Excerpt from a dataset:
** Begin **
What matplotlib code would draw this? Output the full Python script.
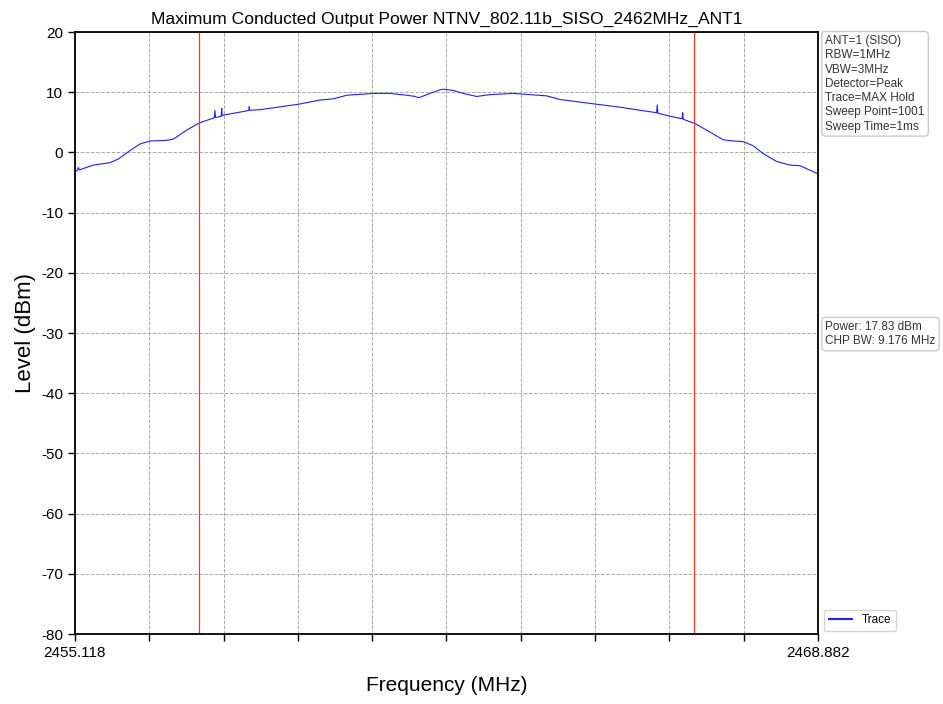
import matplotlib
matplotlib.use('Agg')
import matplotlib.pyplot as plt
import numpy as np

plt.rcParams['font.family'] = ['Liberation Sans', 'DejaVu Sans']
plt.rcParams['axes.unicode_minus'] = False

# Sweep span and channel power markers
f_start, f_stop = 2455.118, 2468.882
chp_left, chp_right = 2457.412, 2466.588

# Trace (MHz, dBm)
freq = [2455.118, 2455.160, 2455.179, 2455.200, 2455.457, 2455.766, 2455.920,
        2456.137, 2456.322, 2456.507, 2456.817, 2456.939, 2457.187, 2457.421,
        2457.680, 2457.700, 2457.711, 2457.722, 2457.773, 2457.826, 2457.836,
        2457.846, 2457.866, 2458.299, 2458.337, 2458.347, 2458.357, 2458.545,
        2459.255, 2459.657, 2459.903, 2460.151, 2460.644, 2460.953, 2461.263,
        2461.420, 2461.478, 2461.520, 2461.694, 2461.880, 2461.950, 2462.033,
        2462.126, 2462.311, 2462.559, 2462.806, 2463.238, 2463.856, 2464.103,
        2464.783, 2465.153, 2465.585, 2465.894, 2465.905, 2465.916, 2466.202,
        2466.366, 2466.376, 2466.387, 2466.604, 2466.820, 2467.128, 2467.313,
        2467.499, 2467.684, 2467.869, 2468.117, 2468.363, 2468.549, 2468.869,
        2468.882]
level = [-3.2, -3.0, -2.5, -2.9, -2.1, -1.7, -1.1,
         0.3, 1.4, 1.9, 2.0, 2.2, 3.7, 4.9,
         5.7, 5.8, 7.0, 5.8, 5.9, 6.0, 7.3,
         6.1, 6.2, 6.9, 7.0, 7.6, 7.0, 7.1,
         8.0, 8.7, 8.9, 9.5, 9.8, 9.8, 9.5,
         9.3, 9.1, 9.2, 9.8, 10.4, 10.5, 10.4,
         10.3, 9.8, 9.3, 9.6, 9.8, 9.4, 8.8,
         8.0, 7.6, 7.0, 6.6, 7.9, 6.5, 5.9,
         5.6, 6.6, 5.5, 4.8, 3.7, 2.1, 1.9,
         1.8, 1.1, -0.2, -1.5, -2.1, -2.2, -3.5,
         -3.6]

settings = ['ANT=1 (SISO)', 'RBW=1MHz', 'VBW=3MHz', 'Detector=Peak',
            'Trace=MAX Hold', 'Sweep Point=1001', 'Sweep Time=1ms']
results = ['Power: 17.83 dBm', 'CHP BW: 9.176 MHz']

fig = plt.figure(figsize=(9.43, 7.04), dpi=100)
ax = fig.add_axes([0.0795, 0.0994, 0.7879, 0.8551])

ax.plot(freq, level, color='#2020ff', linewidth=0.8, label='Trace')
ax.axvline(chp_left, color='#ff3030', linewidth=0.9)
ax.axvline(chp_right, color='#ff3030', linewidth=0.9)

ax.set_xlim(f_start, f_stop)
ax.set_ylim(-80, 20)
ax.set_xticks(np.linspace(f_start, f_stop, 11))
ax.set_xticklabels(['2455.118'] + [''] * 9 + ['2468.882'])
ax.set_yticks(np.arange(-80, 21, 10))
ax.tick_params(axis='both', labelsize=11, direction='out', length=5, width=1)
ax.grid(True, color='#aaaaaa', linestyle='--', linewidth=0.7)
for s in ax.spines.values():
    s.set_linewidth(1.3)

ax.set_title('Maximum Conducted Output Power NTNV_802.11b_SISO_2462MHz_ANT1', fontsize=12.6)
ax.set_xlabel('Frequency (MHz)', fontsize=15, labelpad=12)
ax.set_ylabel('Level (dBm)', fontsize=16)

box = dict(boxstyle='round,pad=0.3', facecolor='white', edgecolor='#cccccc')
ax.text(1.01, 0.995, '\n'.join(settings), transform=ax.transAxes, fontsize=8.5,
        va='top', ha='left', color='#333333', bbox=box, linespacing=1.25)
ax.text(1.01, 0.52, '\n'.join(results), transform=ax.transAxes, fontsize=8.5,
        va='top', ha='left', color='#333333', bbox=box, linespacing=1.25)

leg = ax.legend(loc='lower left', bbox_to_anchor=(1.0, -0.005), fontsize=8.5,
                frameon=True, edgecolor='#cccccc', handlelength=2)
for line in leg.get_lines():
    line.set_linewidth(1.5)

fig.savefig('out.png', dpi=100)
** End **
** Begin **
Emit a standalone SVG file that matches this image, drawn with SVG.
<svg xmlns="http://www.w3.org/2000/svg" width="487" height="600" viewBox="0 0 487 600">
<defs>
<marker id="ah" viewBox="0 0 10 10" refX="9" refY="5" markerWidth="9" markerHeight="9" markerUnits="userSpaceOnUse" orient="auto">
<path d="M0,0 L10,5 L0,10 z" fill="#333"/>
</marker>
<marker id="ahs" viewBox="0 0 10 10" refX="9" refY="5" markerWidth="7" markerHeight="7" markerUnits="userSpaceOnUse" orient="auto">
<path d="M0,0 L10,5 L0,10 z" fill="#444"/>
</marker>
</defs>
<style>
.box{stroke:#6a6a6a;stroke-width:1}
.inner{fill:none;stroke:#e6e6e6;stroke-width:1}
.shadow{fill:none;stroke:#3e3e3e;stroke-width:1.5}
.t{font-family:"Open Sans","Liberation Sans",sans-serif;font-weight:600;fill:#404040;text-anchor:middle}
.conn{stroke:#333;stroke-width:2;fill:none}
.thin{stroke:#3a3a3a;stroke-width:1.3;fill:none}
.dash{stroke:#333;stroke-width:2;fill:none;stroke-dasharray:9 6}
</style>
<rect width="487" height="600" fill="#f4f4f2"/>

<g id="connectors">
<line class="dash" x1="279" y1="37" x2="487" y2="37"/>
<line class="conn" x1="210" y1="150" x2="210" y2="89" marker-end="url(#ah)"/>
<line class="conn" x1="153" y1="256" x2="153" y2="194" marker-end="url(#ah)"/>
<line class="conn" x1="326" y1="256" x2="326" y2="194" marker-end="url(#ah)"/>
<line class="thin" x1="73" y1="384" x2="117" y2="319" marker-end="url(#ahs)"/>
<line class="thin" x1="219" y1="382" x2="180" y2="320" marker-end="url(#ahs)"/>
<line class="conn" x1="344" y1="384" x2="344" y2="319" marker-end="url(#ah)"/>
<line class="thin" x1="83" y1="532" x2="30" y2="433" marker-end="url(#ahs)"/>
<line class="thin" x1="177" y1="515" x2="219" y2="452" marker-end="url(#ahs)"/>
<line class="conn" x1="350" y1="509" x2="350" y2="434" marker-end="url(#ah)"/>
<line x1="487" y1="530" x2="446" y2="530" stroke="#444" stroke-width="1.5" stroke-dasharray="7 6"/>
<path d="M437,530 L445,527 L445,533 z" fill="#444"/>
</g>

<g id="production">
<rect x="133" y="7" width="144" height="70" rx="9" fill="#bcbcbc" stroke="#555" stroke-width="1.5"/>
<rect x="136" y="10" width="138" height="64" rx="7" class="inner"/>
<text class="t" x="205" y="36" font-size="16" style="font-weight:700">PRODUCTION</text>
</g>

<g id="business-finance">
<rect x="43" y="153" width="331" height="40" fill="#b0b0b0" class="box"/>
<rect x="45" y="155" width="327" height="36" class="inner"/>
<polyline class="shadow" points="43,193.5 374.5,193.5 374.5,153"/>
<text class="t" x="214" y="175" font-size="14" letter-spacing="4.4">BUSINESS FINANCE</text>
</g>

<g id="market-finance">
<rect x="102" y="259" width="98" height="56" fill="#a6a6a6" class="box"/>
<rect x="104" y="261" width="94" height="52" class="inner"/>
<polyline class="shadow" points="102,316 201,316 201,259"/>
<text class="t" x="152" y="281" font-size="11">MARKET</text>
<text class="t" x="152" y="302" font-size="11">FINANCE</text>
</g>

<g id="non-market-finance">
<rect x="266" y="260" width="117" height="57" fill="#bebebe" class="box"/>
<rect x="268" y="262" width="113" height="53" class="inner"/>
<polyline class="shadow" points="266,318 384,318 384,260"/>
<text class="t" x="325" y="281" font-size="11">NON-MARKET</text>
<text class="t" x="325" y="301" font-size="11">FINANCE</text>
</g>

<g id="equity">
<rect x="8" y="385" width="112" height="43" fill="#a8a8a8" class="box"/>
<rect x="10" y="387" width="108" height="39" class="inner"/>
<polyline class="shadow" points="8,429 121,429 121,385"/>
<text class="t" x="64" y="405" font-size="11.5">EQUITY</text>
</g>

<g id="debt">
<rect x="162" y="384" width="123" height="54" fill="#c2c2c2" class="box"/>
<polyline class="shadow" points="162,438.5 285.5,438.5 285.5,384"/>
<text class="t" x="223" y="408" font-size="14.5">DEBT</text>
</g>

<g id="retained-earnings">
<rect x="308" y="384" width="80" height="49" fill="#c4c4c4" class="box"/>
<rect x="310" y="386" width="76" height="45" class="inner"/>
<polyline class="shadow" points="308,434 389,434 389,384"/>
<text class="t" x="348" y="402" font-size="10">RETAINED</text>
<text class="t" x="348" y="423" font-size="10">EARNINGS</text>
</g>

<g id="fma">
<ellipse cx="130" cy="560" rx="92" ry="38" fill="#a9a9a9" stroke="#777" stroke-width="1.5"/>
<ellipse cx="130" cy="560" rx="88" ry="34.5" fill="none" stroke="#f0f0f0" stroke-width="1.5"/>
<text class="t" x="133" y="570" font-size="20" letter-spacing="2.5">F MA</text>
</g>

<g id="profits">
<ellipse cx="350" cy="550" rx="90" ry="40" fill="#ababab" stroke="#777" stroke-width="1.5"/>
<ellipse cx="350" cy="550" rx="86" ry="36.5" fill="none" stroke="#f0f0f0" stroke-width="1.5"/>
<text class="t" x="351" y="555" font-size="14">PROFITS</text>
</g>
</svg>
** End **
Problem
Quote the lines above exactly, starting with the one that has "What matplotlib code" and ending with the one that has "import numpy as np"; drop the pictures and include nothing else.

Reply to the exercise
What matplotlib code would draw this? Output the full Python script.
import matplotlib
matplotlib.use('Agg')
import matplotlib.pyplot as plt
import numpy as np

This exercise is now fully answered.